Эти строки – уклонения от главной темы. Впрочем, не совсем. То, что происходило в душе ничем не примечательного человека, обреченного на безнадежную любовь, отразилось на жизни других людей. Человеческая душа, назовем так для удобства внутренний мир человека, и то, что в ней происходит, в известный момент важнее всех мировых событий, что бушуют где-то там, за стеной. В душе этого скромного человека – поэты называют для нашего утешения каждую душу бессмертной – происходила буря. Теперь уже трудно проверить, кто был виноват во всем, да никто и не станет этим заниматься, но душа корчилась от страданий. Если бы можно было отметить их какими-нибудь чувствительными приборами, они показали бы кипение дантова ада. События, которые происходили в ней, были так же достойны слез, удивления, во всяком случае, внимания, как и самая гениальная шекспировская драма. Они родили бы самые высокие мысли о человеческой судьбе, если бы кто-нибудь захотел над ними склониться, понять их, пожертвовать собой. Впрочем, теперь уже ничего нельзя сделать.
Отворилась сквозная чугунная дверь, и появилась Светлана Сергеевна – худенькое изящное существо в золотых завитушках. Она была в длинном бальном платье из белого атласа, в блестящих складках которого казались таинственными и волнующими тонкие стройные ноги. Соединение представлений о женской зябкой и уже чуть-чуть увядшей коже и о шелковистости чулок и вызывало у Коркушенко ощущение слабости и женственности, как он их понимал. Он немножко ненавидел ее в эту минуту, доступную для других, недоступную для себя, но когда он услышал знакомый голос, хрипловатый и глухой, все прошло. При свете уличного фонаря возникло худенькое лицо в вечернем гриме, с маленьким накрашенным ртом, с голубоватыми веками, с подчерненными ресницами. Для него это были не разноцветные карандаши, сритушеванные сумраком улицы, а реальность. Буря утихла. Он снова улыбался беззащитной улыбкой, как будто бы в мире вновь наступила тишина. Это не было притворством, таким было его переживание в ту минуту.
Тихая безлюдная улица, на которой живет много русских, на некоторое время наполнилась смехом и громкими голосами. Было непривычно видеть на ней длинные бальные платья, серебряные туфельки, отблеск на лакированных башмаках, так эта улица была связана с базарными кошелками и дневной суетой.

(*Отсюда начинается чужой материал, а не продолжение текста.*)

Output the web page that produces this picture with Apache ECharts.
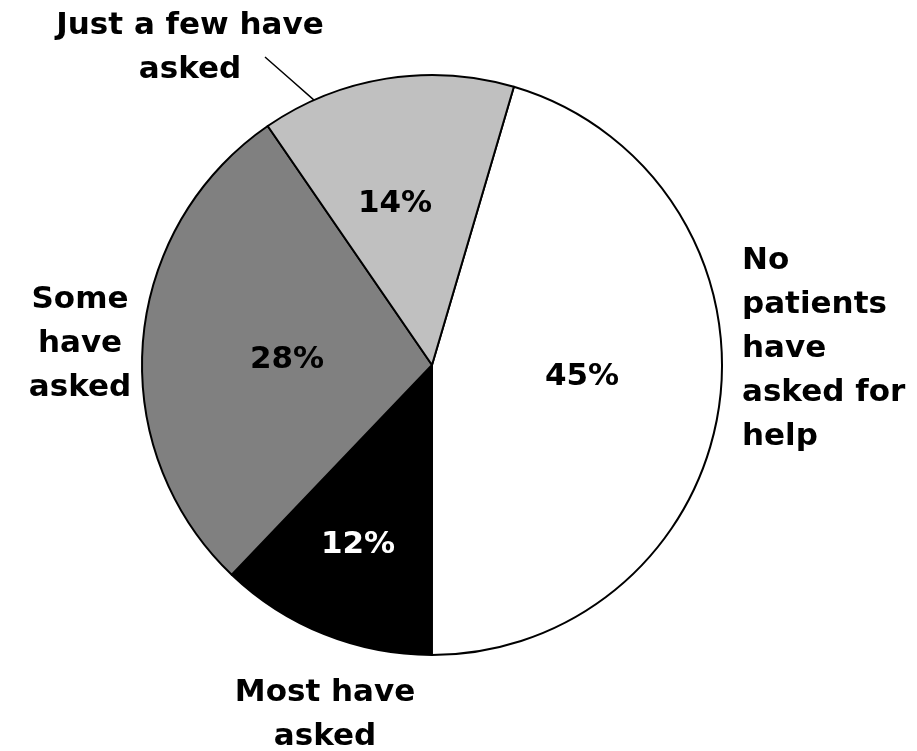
<!DOCTYPE html>
<html>
<head>
<meta charset="utf-8">
<script src="https://cdn.jsdelivr.net/npm/echarts@6/dist/echarts.min.js"></script>
<style>
  html, body { margin: 0; padding: 0; background: #fff; }
  #main { width: 917px; height: 751px; }
</style>
</head>
<body>
<div id="main"></div>
<script>
// slices, clockwise from the white one
const categories = [
  "No\npatients\nhave\nasked for\nhelp",
  "Most have\nasked",
  "Some\nhave\nasked",
  "Just a few have\nasked"
];
const values = [45, 12, 28, 14];

// styling
const sliceColors = ["#ffffff", "#000000", "#808080", "#c0c0c0"];
const percentColors = ["#000", "#fff", "#000", "#000"];
const percentPos = [[582, 377], [358, 545], [287, 360], [395, 204]];
const namePos = [
  { x: 742, y: 349, align: "left" },
  { x: 325, y: 715, align: "center" },
  { x: 80, y: 344, align: "center" },
  { x: 190, y: 48, align: "center" }
];
const cx = 432, cy = 365, r = 290;
const font = "DejaVu Sans";

const chart = echarts.init(document.getElementById("main"));

const sliceData = values.map((v, i) => ({
  name: categories[i],
  value: v,
  itemStyle: { color: sliceColors[i] },
  label: { color: percentColors[i] }
}));

const nameData = values.map((v, i) => ({
  name: categories[i],
  value: v,
  labelLine: { show: i === 3 }
}));

// leader line of "Just a few": from the rim (336 deg clockwise from top) up-left to the text
const leadAngle = 336 * Math.PI / 180;
const leadStart = [cx + r * Math.sin(leadAngle), cy - r * Math.cos(leadAngle)];
const leadEnd = [265, 57];
const leadMid = [(leadStart[0] + leadEnd[0]) / 2, (leadStart[1] + leadEnd[1]) / 2];

chart.setOption({
  animation: false,
  series: [
    {
      type: "pie",
      center: [cx, cy],
      radius: r,
      startAngle: 73.6,
      clockwise: true,
      silent: true,
      avoidLabelOverlap: false,
      itemStyle: { borderColor: "#000", borderWidth: 2 },
      label: {
        position: "inside",
        formatter: "{c}%",
        fontFamily: font,
        fontWeight: "bold",
        fontSize: 31
      },
      labelLayout: (p) => ({
        x: percentPos[p.dataIndex][0],
        y: percentPos[p.dataIndex][1],
        align: "center",
        verticalAlign: "middle"
      }),
      data: sliceData
    },
    {
      type: "pie",
      center: [cx, cy],
      radius: r,
      startAngle: 73.6,
      clockwise: true,
      silent: true,
      avoidLabelOverlap: false,
      itemStyle: { color: "rgba(0,0,0,0)", borderWidth: 0 },
      label: {
        position: "outside",
        formatter: "{b}",
        color: "#000",
        fontFamily: font,
        fontWeight: "bold",
        fontSize: 31,
        lineHeight: 44,
        width: 240,
        overflow: "none"
      },
      labelLine: {
        lineStyle: { color: "#000", width: 1.5 }
      },
      labelLayout: (p) => {
        const pos = namePos[p.dataIndex];
        const out = { x: pos.x, y: pos.y, align: pos.align, verticalAlign: "middle" };
        if (p.dataIndex === 3) {
          out.labelLinePoints = [leadStart, leadMid, leadEnd];
        }
        return out;
      },
      data: nameData
    }
  ]
});
</script>
</body>
</html>
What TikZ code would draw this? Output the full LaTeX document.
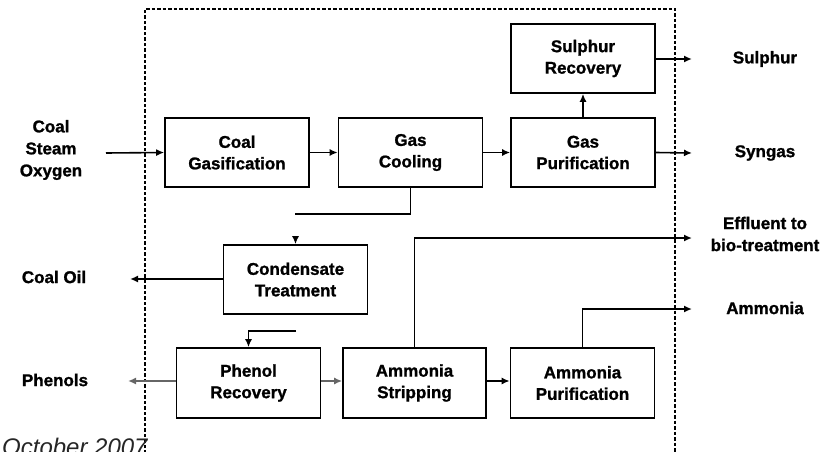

На бал отправлялись Светлана Сергеевна, Ольга Константиновна и Леночка. Напротив сели Сергей Ксенофонтович и Митя. Каждый ехал со своими мыслями и настроением, которое удалось создать. Светлана суетилась и вертелась даже в машине, смотрелась в зеркальце, поправляла кудряшки. Ольга Константиновна улыбалась блаженно, что ехала на очень радостный праздник. Леночка, предвкушая танцы, по молодости еще чувствуя в них физическую потребность, напевала модный фокстрот, а Сергей Ксенофонтович, скажем прямо, счастливый соперник, особенно бледный от пудры и смокинга, с черными усиками, болезненный, но цепкий, как природный делец, хотя делами стал заниматься только в эмиграции, в чем ему помогала способность устраиваться в жизни, развитая еще в прежней жизни на всяких тыловых, хозяйственных и адъютантских местечках, вообще-то уверенный в своем превосходстве человек, охотно называвший других дураками и шляпами, находился в том перманентном состоянии тревоги и неуверенности, на которые обрек его долгий роман с переменчивой Светланой. Митя, кажется, ни о чем не думал, а только регистрировал впечатления, которые возникали перед ним в том или ином случае жизни, и делал из них соответствующие заключения. Одно было хорошо, другое плохо. Но в общем, ничего.